Paolozzi tapestry at the Whitechapel Gallery
The Whitworth Tapestry, by Eduardo Paolozzi (via)
"The quality of human time is embedded in tapestry" (via)
The Edinburgh show includes Finnish weaver Aino Kajaniemi "whose tapestries appear loose and even fragile through the use of yarns as fine as fishing line alongside bulkier linen textures. Many of these portray women and children in rural and domestic settings" - and also American artist Erin M Riley, who uses tapestry "to explore charged issues in the fast-moving online world." Both artists also featured in Tapestry: Here & Now at the Holborne Museum, Bath, which unfortunately has been and gone.

"Alice Kettle: Threads" is at the Winchester Discovery Centre till 14 January, and she is collaborating with groups of refugees, till autumn 2018, on the "Thread Bearing Witness" project, which will be exhibited at the Whitworth, Manchester, from Sept 2018 till February 2019.
"Sea" is 8 metres wide and was designed in response to harrowing 
stories of migration across the Mediterranean (via)

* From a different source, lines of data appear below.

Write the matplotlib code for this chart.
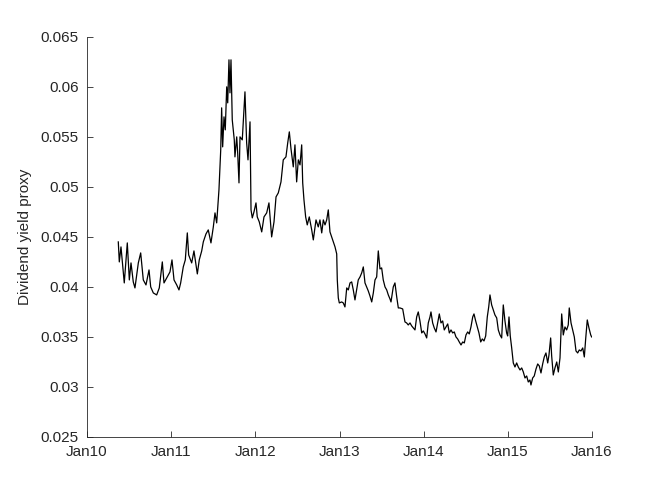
from datetime import datetime, timedelta

import matplotlib
matplotlib.use("Agg")
import matplotlib.pyplot as plt
import matplotlib.dates as mdates

# decimal years and the dividend yield proxy
years = [
    2010.372, 2010.384, 2010.404, 2010.443, 2010.479, 2010.503, 2010.523, 2010.550,
    2010.570, 2010.610, 2010.638, 2010.669, 2010.701, 2010.737, 2010.757, 2010.788,
    2010.828, 2010.859, 2010.895, 2010.915, 2010.954, 2010.986, 2011.010, 2011.034,
    2011.066, 2011.093, 2011.113, 2011.144, 2011.168, 2011.192, 2011.208, 2011.244,
    2011.271, 2011.311, 2011.334, 2011.363, 2011.382, 2011.414, 2011.441, 2011.473,
    2011.501, 2011.521, 2011.541, 2011.568, 2011.589, 2011.600, 2011.612, 2011.628,
    2011.643, 2011.660, 2011.672, 2011.687, 2011.699, 2011.711, 2011.726, 2011.750,
    2011.758, 2011.779, 2011.791, 2011.806, 2011.818, 2011.845, 2011.877, 2011.897,
    2011.913, 2011.937, 2011.949, 2011.964, 2011.984, 2012.008, 2012.023, 2012.047,
    2012.076, 2012.103, 2012.135, 2012.162, 2012.194, 2012.222, 2012.246, 2012.273,
    2012.305, 2012.332, 2012.364, 2012.385, 2012.404, 2012.424, 2012.451, 2012.471,
    2012.491, 2012.511, 2012.531, 2012.551, 2012.563, 2012.578, 2012.598, 2012.617,
    2012.641, 2012.670, 2012.689, 2012.721, 2012.748, 2012.768, 2012.789, 2012.808,
    2012.828, 2012.848, 2012.867, 2012.887, 2012.907, 2012.926, 2012.947, 2012.967,
    2012.974, 2012.986, 2012.998, 2013.026, 2013.045, 2013.065, 2013.086, 2013.105,
    2013.125, 2013.145, 2013.164, 2013.184, 2013.204, 2013.223, 2013.244, 2013.264,
    2013.283, 2013.303, 2013.323, 2013.342, 2013.362, 2013.383, 2013.402, 2013.422,
    2013.442, 2013.461, 2013.481, 2013.501, 2013.520, 2013.541, 2013.561, 2013.580,
    2013.600, 2013.612, 2013.639, 2013.659, 2013.680, 2013.699, 2013.719, 2013.751,
    2013.778, 2013.798, 2013.817, 2013.838, 2013.858, 2013.877, 2013.897, 2013.917,
    2013.936, 2013.956, 2013.977, 2013.996, 2014.016, 2014.036, 2014.055, 2014.075,
    2014.087, 2014.107, 2014.126, 2014.147, 2014.167, 2014.186, 2014.206, 2014.226,
    2014.245, 2014.265, 2014.286, 2014.305, 2014.325, 2014.345, 2014.364, 2014.384,
    2014.404, 2014.423, 2014.444, 2014.464, 2014.483, 2014.503, 2014.523, 2014.542,
    2014.562, 2014.583, 2014.598, 2014.618, 2014.637, 2014.657, 2014.678, 2014.697,
    2014.717, 2014.737, 2014.756, 2014.773, 2014.788, 2014.808, 2014.827, 2014.847,
    2014.868, 2014.887, 2014.907, 2014.927, 2014.946, 2014.966, 2014.986, 2014.998,
    2015.014, 2015.029, 2015.046, 2015.065, 2015.085, 2015.105, 2015.124, 2015.145,
    2015.165, 2015.184, 2015.204, 2015.224, 2015.243, 2015.263, 2015.275, 2015.295,
    2015.314, 2015.335, 2015.355, 2015.374, 2015.394, 2015.414, 2015.433, 2015.453,
    2015.474, 2015.489, 2015.509, 2015.521, 2015.540, 2015.560, 2015.581, 2015.600,
    2015.620, 2015.640, 2015.659, 2015.679, 2015.699, 2015.718, 2015.730, 2015.751,
    2015.771, 2015.790, 2015.810, 2015.830, 2015.849, 2015.869, 2015.890, 2015.909,
    2015.925, 2015.944, 2015.964, 2015.985, 2015.996,
]
dy = [
    0.0445, 0.0425, 0.0440, 0.0404, 0.0444, 0.0407, 0.0424, 0.0405,
    0.0399, 0.0424, 0.0434, 0.0407, 0.0402, 0.0417, 0.0400, 0.0394,
    0.0392, 0.0399, 0.0425, 0.0404, 0.0410, 0.0415, 0.0427, 0.0407,
    0.0402, 0.0397, 0.0404, 0.0420, 0.0427, 0.0454, 0.0432, 0.0424,
    0.0436, 0.0413, 0.0427, 0.0436, 0.0445, 0.0453, 0.0457, 0.0444,
    0.0460, 0.0474, 0.0464, 0.0497, 0.0537, 0.0579, 0.0540, 0.0570,
    0.0557, 0.0600, 0.0584, 0.0627, 0.0594, 0.0627, 0.0567, 0.0547,
    0.0530, 0.0550, 0.0533, 0.0504, 0.0550, 0.0547, 0.0595, 0.0544,
    0.0527, 0.0565, 0.0477, 0.0469, 0.0475, 0.0484, 0.0470, 0.0465,
    0.0455, 0.0470, 0.0474, 0.0484, 0.0450, 0.0465, 0.0490, 0.0494,
    0.0505, 0.0527, 0.0530, 0.0544, 0.0555, 0.0538, 0.0520, 0.0542,
    0.0505, 0.0527, 0.0522, 0.0542, 0.0504, 0.0487, 0.0470, 0.0462,
    0.0470, 0.0457, 0.0447, 0.0467, 0.0460, 0.0467, 0.0454, 0.0467,
    0.0462, 0.0467, 0.0477, 0.0455, 0.0450, 0.0445, 0.0440, 0.0433,
    0.0407, 0.0389, 0.0384, 0.0385, 0.0384, 0.0380, 0.0399, 0.0397,
    0.0404, 0.0405, 0.0397, 0.0387, 0.0397, 0.0407, 0.0410, 0.0414,
    0.0420, 0.0404, 0.0400, 0.0396, 0.0391, 0.0385, 0.0394, 0.0407,
    0.0410, 0.0436, 0.0418, 0.0419, 0.0407, 0.0400, 0.0397, 0.0392,
    0.0388, 0.0385, 0.0400, 0.0404, 0.0390, 0.0379, 0.0379, 0.0378,
    0.0365, 0.0364, 0.0362, 0.0364, 0.0361, 0.0359, 0.0357, 0.0370,
    0.0375, 0.0366, 0.0354, 0.0356, 0.0353, 0.0349, 0.0364, 0.0370,
    0.0375, 0.0364, 0.0359, 0.0355, 0.0364, 0.0373, 0.0364, 0.0366,
    0.0357, 0.0360, 0.0363, 0.0354, 0.0357, 0.0354, 0.0355, 0.0350,
    0.0348, 0.0345, 0.0342, 0.0345, 0.0344, 0.0352, 0.0355, 0.0353,
    0.0360, 0.0370, 0.0373, 0.0366, 0.0360, 0.0354, 0.0345, 0.0348,
    0.0346, 0.0351, 0.0370, 0.0380, 0.0392, 0.0382, 0.0377, 0.0372,
    0.0369, 0.0357, 0.0352, 0.0349, 0.0382, 0.0366, 0.0354, 0.0351,
    0.0370, 0.0351, 0.0339, 0.0324, 0.0320, 0.0324, 0.0320, 0.0317,
    0.0319, 0.0315, 0.0309, 0.0311, 0.0305, 0.0307, 0.0302, 0.0309,
    0.0311, 0.0318, 0.0323, 0.0321, 0.0314, 0.0323, 0.0330, 0.0334,
    0.0324, 0.0332, 0.0349, 0.0331, 0.0312, 0.0319, 0.0325, 0.0315,
    0.0329, 0.0373, 0.0352, 0.0360, 0.0357, 0.0362, 0.0379, 0.0364,
    0.0357, 0.0350, 0.0336, 0.0334, 0.0337, 0.0336, 0.0339, 0.0330,
    0.0348, 0.0367, 0.0359, 0.0352, 0.0350,
]

yticks = [0.025, 0.03, 0.035, 0.04, 0.045, 0.05, 0.055, 0.06, 0.065]
ytick_labels = ["0.025", "0.03", "0.035", "0.04", "0.045", "0.05", "0.055", "0.06", "0.065"]
xtick_years = [2010, 2011, 2012, 2013, 2014, 2015, 2016]


def to_date(t):
    return datetime(2010, 1, 1) + timedelta(days=(t - 2010) * 365.25)


dates = [to_date(t) for t in years]

plt.rcParams["font.family"] = ["Liberation Sans", "DejaVu Sans"]
plt.rcParams["font.size"] = 11

fig = plt.figure(figsize=(6.54, 4.91), dpi=100)
ax = fig.add_axes([0.133, 0.11, 0.772, 0.815])

ax.plot(dates, dy, color="black", linewidth=0.9)

ax.set_xlim(datetime(2010, 1, 1), datetime(2016, 1, 1))
ax.set_ylim(0.025, 0.065)
ax.set_xticks([datetime(y, 1, 1) for y in xtick_years])
ax.xaxis.set_major_formatter(mdates.DateFormatter("%b%y"))
ax.set_yticks(yticks)
ax.set_yticklabels(ytick_labels)

gray = "#262626"
for side in ["top", "right"]:
    ax.spines[side].set_visible(False)
for side in ["left", "bottom"]:
    ax.spines[side].set_color(gray)
    ax.spines[side].set_linewidth(0.6)
ax.tick_params(direction="in", length=4, width=0.6, color=gray, labelcolor=gray)
ax.tick_params(axis="y", pad=6)
ax.tick_params(axis="x", pad=6)
ax.set_ylabel("Dividend yield proxy", color=gray, labelpad=6)

fig.savefig("out.png", dpi=100)
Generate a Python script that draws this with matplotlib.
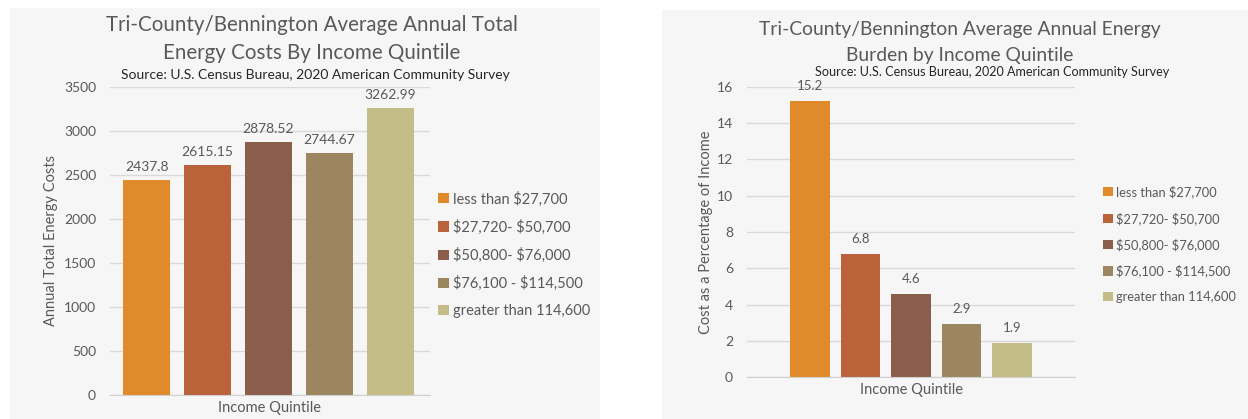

So far the focus of the Art Quarterly article has been on weaving (is that the form of textile that most nearly approaches art?) ... but now we come to embroidery, in the form of May Morris, daughter of William, who put her in charge of Morris & Co embroidery department in 1885 when she was just 23. "She was recognised as a leader in the field of embroidery during her lifetime" - but her reputation has been neglected because "the fragility of the embroidery itself has played a role in keeping May's work out of permanent museum displays." See her work at the William Morris Gallery, Walthamstow, till 28 January. (Interestingly, this exhibition needed crowdfunding to make it happen.)
Worked by May Morris around 1900, displayed in Edinburgh (via)
Watch out, also, for Tate Modern's exhibition of Anni Albers' work, 11 October 2018 to 27 January 2019. Her choice of textile as a medium "was forced somewhat by the Bauhaus school's bar on women studying in departments such as painting and glass." As she later observed, "when a work was on paper it was considered art, but when it was made with threads, it was considered craft." (Plus ca change?)
Anni Albers, Design for Rug, 1927, Harvard
Design for a rug, 1927, by Anni Albers (via)
Finally, are textiles coming closer to finding a place in the art world? As Hettie Judah says in the Art Quarterly article, "Within the art world there has been a marked resurgence of interest in the idea of an artist as a direct maker of objects. A central theme of this year's Venice Biennale [was] the relevance of textiles and hand-making in a digital age." 

But it seems to me that handmade=craft, in the eyes of the status-conscious art world, and that the "making" parts of art are less prestigious, eg carried out by artists' assistants and technicians. I think we shouldn't let ourselves be sucked into this bit of territorial defensiveness (or in-fighting), but just get on with doing what we need to do in terms of our "art making" - and being thoughtful and/or clear-sighted and/or open-minded about it all.